I have changed my heading.
So instead of ... the good. the bad. the infertile.
it is now...the good. the bad. the road to IVF.
I figured maybe I'm looking at this all wrong. I'm not infertile. Just fertility challenged (thank you endometriosis). Everything that has happened, or has not happened has lead me here, on this road to IVF.
And this is where I am. And this is where I am meant to be. And while I am here, I will do my best to accept and embrace what is. Because what this is, is my life. I may not be able to change some aspects of my life, but I can change the way I see it. I wouldn't have chosen this route, but I was given this way and I wouldn't change it now (ok maybe I would change it so I win the lottery).

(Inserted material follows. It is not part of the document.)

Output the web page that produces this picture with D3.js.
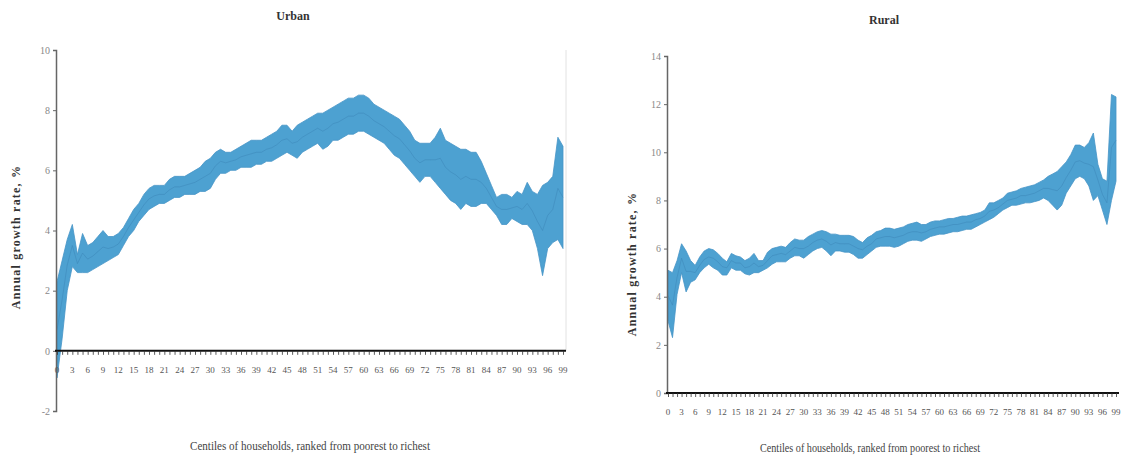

I have learned things that I may never have learned if it wasn't for this road. I have felt emotions that words cannot describe. I truly appreciate the little things more, like Sunday morning's sleep in, the crisp, fresh feel of fall and I always hold that welcoming hug from my beautiful niece just a bit longer.
Kind, gentle words matter. Thoughtfulness and gratitude will always bring me back to reality. My Sunday visits with my family are priceless. Love is the most important thing.
I'm learning to have an open heart. Always. With everything that life throws at me I need to see it through the eyes of Love. That's not easy. Not easy at all. I'm trying.
Then there's a whole blogging world out there that I have discovered because of this road to IVF. And I LOVE IT. A place to vent and feel safe. A place to read other stories. It's a not so lonely place. There are fellow bloggers who support and comment (please keep them coming, I love them) and who follow me (and please follow me...who doesn't love to see their number of followers grow, it's a wonderful feeling to know others are reading my story too). And I adore, support and follow right back.
So, where was I going with this....
Oh right, I've changed my heading. And maybe I'm looking at this all wrong...
because all these defining moments lead to the road to IVF.